About 3% by weight, which is roughly 6ml (a teaspoon and a half) per 200g of base. Some fragrance oils need a little less, so check the supplier's stated usage rate. Over-fragrancing causes the soap to sweat, seep oil, or irritate skin, and it does not make the bar smell stronger. Stir the scent in once the base has cooled slightly, around 60°C, so it does not flash off.
The bubbles are from pouring too hot or stirring too vigorously, and a quick spritz of isopropyl alcohol over the surface right after pouring pops them instantly. A white powdery film is usually soda ash, a harmless cosmetic reaction with the air. Spraying alcohol on the surface as it sets prevents it, and a gentle wipe or quick steam removes it from a finished bar.

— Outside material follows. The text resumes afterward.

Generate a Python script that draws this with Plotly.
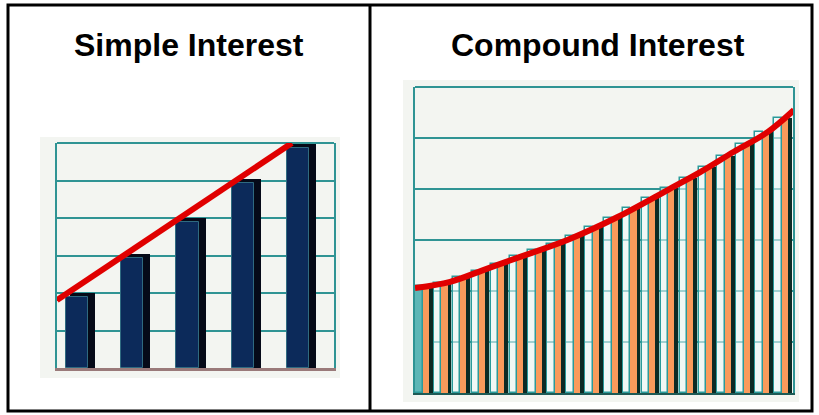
import plotly.graph_objects as go

W, H = 819, 415

# ---------------- data ----------------
titles = ["Simple Interest", "Compound Interest"]

simple_periods = [1, 2, 3, 4, 5]
simple_values = [1.9, 2.93, 3.9, 4.93, 5.87]
simple_line_x = [0.638, 4.89]
simple_line_y = [1.81, 6.0]

compound_periods = list(range(1, 21))
compound_values = [2.10, 2.16, 2.28, 2.40, 2.53, 2.68, 2.80, 2.93, 3.07, 3.26,
                   3.43, 3.62, 3.82, 4.02, 4.22, 4.43, 4.65, 4.88, 5.12, 5.40]
compound_curve_x = [0.5, 2.36, 4.11, 5.91, 8.56, 11.22, 13.87, 15.59, 17.37, 19.17, 20.55]
compound_curve_y = [2.06, 2.18, 2.41, 2.65, 3.00, 3.45, 3.98, 4.33, 4.73, 5.12, 5.55]

grid_ticks = [0, 1, 2, 3, 4, 5, 6]


def px(x):
    return x / W


def py(y):
    return 1 - y / H


fig = go.Figure()

# ---------- Simple interest ----------
fig.add_trace(go.Bar(
    x=simple_periods, y=[v + 0.1 for v in simple_values],
    offset=-0.13, width=0.46,
    marker=dict(color="#050a18", line=dict(width=0)),
    xaxis="x", yaxis="y", showlegend=False, hoverinfo="skip"))
fig.add_trace(go.Bar(
    x=simple_periods, y=simple_values,
    offset=-0.2, width=0.4,
    marker=dict(color="#0c2a5a", line=dict(color="#2f6a80", width=1)),
    xaxis="x", yaxis="y", showlegend=False))
fig.add_trace(go.Scatter(
    x=simple_line_x, y=simple_line_y, mode="lines",
    line=dict(color="#e00000", width=6),
    xaxis="x", yaxis="y", showlegend=False))

# ---------- Compound interest ----------
white_colors = ["#5db6b6"] + ["rgba(238,250,250,0.6)"] * (len(compound_periods) - 1)
fig.add_trace(go.Bar(
    x=compound_periods, y=compound_values,
    offset=-0.5, width=0.4,
    marker=dict(color=white_colors, line=dict(color="#2a9a9a", width=1.5)),
    xaxis="x2", yaxis="y2", showlegend=False, hoverinfo="skip"))
fig.add_trace(go.Bar(
    x=compound_periods, y=compound_values,
    offset=-0.1, width=0.53,
    marker=dict(color="#0c2a24", line=dict(width=0)),
    xaxis="x2", yaxis="y2", showlegend=False, hoverinfo="skip"))
fig.add_trace(go.Bar(
    x=compound_periods, y=compound_values,
    offset=-0.1, width=0.32,
    marker=dict(color="#f99a5b", line=dict(width=0)),
    xaxis="x2", yaxis="y2", showlegend=False))
fig.add_trace(go.Scatter(
    x=compound_curve_x, y=compound_curve_y, mode="lines",
    line=dict(color="#e00000", width=6, shape="spline"),
    xaxis="x2", yaxis="y2", showlegend=False))

teal = "#2f9494"

common_y = dict(range=[0, 6], tickvals=grid_ticks, showticklabels=False,
                showgrid=True, gridcolor=teal, gridwidth=2, zeroline=False,
                showline=True, linecolor=teal, linewidth=2, mirror=True,
                ticks="", fixedrange=True)

fig.update_layout(
    width=W, height=H,
    margin=dict(l=0, r=0, t=0, b=0),
    paper_bgcolor="white",
    plot_bgcolor="#eef1ec",
    barmode="overlay",
    bargap=0,
    xaxis=dict(domain=[px(57), px(334)], range=[0.638, 5.652], anchor="y",
               showgrid=False, zeroline=False, showticklabels=False,
               showline=True, linecolor="#9a7a7a", linewidth=3, ticks=""),
    yaxis=dict(domain=[py(368), py(143)], anchor="x", **common_y),
    xaxis2=dict(domain=[px(415), px(793)], range=[0.5, 20.5], anchor="y2",
                showgrid=False, zeroline=False, showticklabels=False,
                showline=True, linecolor="#1d5a55", linewidth=2, ticks=""),
    yaxis2=dict(domain=[py(393), py(87)], anchor="x2", **common_y),
)

shapes = [
    # light outer chart boxes
    dict(type="rect", xref="paper", yref="paper", x0=px(40), x1=px(340),
         y0=py(378), y1=py(137), fillcolor="#f3f5f1", line=dict(width=0), layer="below"),
    dict(type="rect", xref="paper", yref="paper", x0=px(403), x1=px(799),
         y0=py(402), y1=py(80), fillcolor="#f3f5f1", line=dict(width=0), layer="below"),
    # top edges of the plot walls
    dict(type="line", xref="x domain", yref="y domain", x0=0, x1=1, y0=1, y1=1,
         line=dict(color=teal, width=2), layer="below"),
    dict(type="line", xref="x2 domain", yref="y2 domain", x0=0, x1=1, y0=1, y1=1,
         line=dict(color=teal, width=2), layer="below"),
    # table borders
    dict(type="rect", xref="paper", yref="paper", x0=px(8), x1=px(812),
         y0=py(411), y1=py(5), line=dict(color="black", width=3), fillcolor="rgba(0,0,0,0)"),
    dict(type="line", xref="paper", yref="paper", x0=px(370), x1=px(370),
         y0=py(411), y1=py(5), line=dict(color="black", width=3)),
]
fig.update_layout(shapes=shapes)

for t, cx in zip(titles, [189, 598]):
    fig.add_annotation(text="<b>" + t + "</b>", x=px(cx), y=py(45),
                       xref="paper", yref="paper", showarrow=False,
                       xanchor="center", yanchor="middle",
                       font=dict(family="Liberation Sans, Arial, sans-serif", size=32, color="black"))

fig.write_html("out.html", config={"displayModeBar": False})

Yes, and they add lovely texture, but a few behave badly. Dried flowers and petals often turn brown or black in soap because the high pH bleaches them. Oats, poppy seeds, coffee grounds, and clays hold up well and add gentle exfoliation. Add solids when the base is starting to thicken so they stay suspended rather than sinking to the bottom of the mould.
Melt-and-pour is usable as soon as it is fully hard, which takes one to two hours, or pop it in the fridge to speed it up. Let it cure unwrapped for a day or two for a slightly harder, longer-lasting bar. Wrap it once fully set, because melt-and-pour attracts moisture from the air and can develop surface droplets (glycerin dew) if left exposed in a humid room.
The melting and mixing, yes, with supervision. The base melts at around 60°C, which is hot enough to scald, so an adult should handle the heating and pouring. Children can choose colours, add scent drops, and place small decorations in the moulds. ⚠️ Cold-process soap making, which uses lye, is never appropriate for children. Lye is caustic, the reaction releases heat and fumes, and it requires goggles, gloves, and adult-only conditions.